Mathematics Graduate Student Colloquium

Random matrix models for datasets with fixed time horizons

Greg Zitelli
Monday, April 30, 2018
10:00 am - 10:30 am
RH 440R

Talk Abstract:

Students in Math 133B learn about building stock portfolios using Markowitz mean-variance portfolio theory, which relies on knowledge about the covariance of stock price fluctuations. In reality, this information (if it exists) is unknown, so it must be estimated by repeatedly observing stock prices. When the number of stocks and number of observations are both large, results in random matrix theory have been used to give an idea of the bias of some of these estimators. Although these results are universal (i.e. they do not depend on the distributions of the stock returns), they may not be accurate for highly non-Gaussian returns over modest time periods. I will introduce new types of random matrix models designed with these issues in mind, and talk about their eigenvalues.

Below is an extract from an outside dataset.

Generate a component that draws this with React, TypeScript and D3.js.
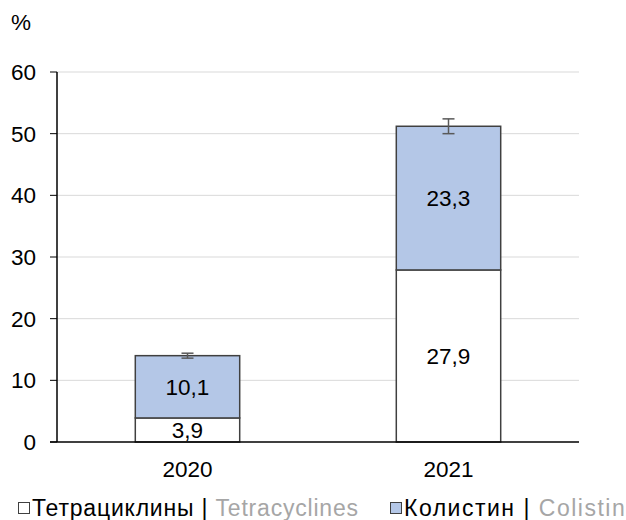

No background in advanced probability or finance is required.

About the Speaker:

Greg is a 4th year graduate student specializing in probability. His work is focused on applications of random matrix theory to finance and wireless applications.

Advisor and Collaborators

Greg's advisors are Patrick Guidotti and Knut Solna.

Supplementary Materials:

none

Refreshments:

Pizza will be served after the talk.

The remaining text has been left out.